Sen. Jeff Sessions tapped to be next attorney general

Sessions, 69, is considered one of the most conservative Republicans in the Senate.

WASHINGTON, D.C. — Republican Sen. Jeff Sessions, one of Donald Trump’s earliest and most enthusiastic backers to be president, has been offered the job of attorney general, according to two people familiar with the transition effort.

Sessions, 69, is considered one of the most conservative Republicans in the Senate and has extensive legal experience as a federal prosecutor in his home state of Alabama.

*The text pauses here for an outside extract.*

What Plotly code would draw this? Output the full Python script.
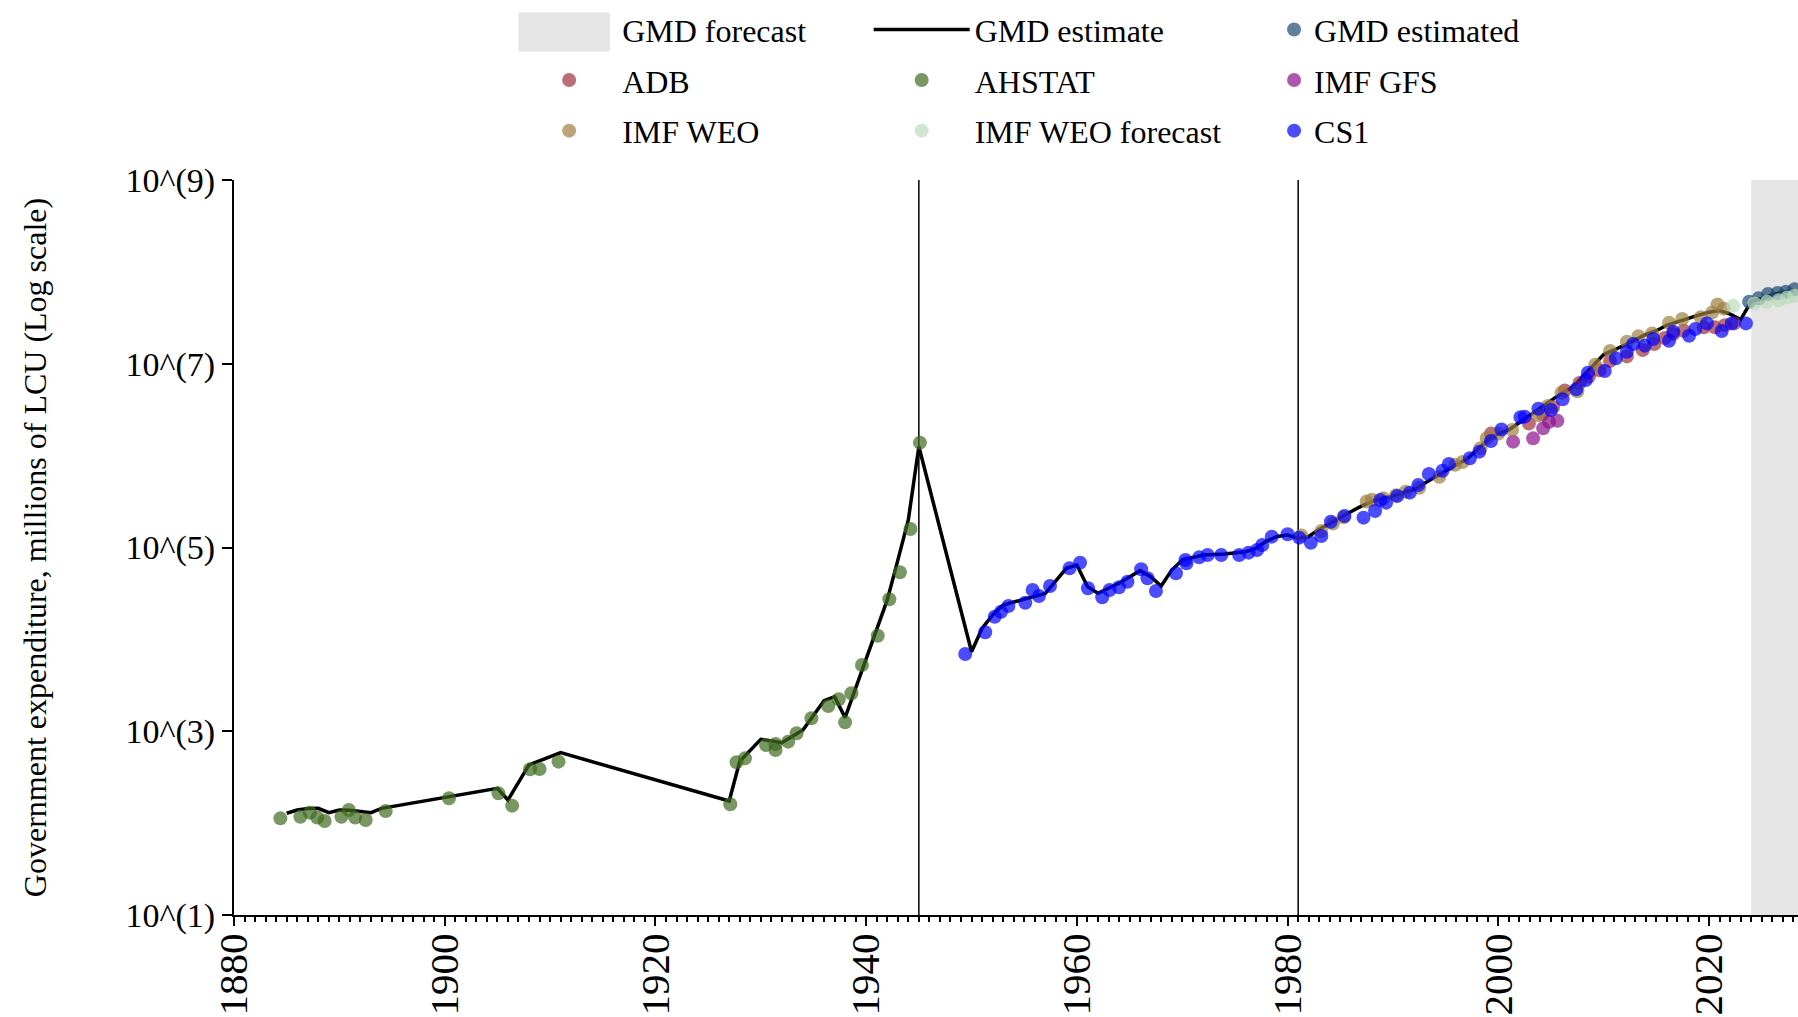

If he accepts the job and is confirmed, Sessions would lead an agency of more than 100,000 employees and a nearly $30 billion budget that is tasked with investigating and prosecuting terrorists, civil rights violators and those who break environmental laws.

Generally liked and respected by his colleagues in both political parties, Sessions has earned a reputation for being one of its most conservative members and often backed tough-on-crime legislation. He is particularly tough on illegal immigration, one of Trump’s signature issues. He voted against President Obama’s two selections for the Supreme Court, Elena Kagan and Sonia Sotomayor.

Sessions, who became the first U.S. senator to endorse Trump in February, has since emerged as one of the business mogul’s closest advisers.

Senate staffers said they expected him to be confirmed, but the process may not be an easy one.

In 1986, his nomination to be a federal judge was rejected by the Senate Judiciary Committee after it emerged he made racially insensitive remarks.

During his hearings, four Justice Department lawyers testified that he had expressed racist views or endorsed them. He acknowledged in testimony that he called the NAACP and ACLU “un-American,” though he denied believing such statements.

He testified that he believed such organizations may have taken positions “adverse to the security of the United States,” and has since consistently praised the work of the NAACP.

A colleague also testified that Sessions had agreed with a statement that a white lawyer was a “disgrace” to his race for handling civil rights cases. A black lawyer testified that Sessions once called him “boy.” Sessions denied having made those statements.

If confirmed to be attorney general, Sessions would lead an agency that under President Barack Obama has waded aggressively into civil rights issues, particularly in the wake of unrest sparked by the killings of black men by police officers in recent years.

The Justice Department has investigated nearly two-dozen police departments on allegations their officers violated the rights of citizens they served.

Sessions was born and raised in Alabama. He graduated from Huntingdon College in Montgomery, Alabama, in 1969 and obtained his law degree from the University of Alabama in 1973. He was tapped by President Reagan in 1981 to be the U.S. Attorney for the Southern District of Alabama, a position he held through 1993. In 1994, he was elected to be the state’s attorney general. Two years later, he won a Senate seat.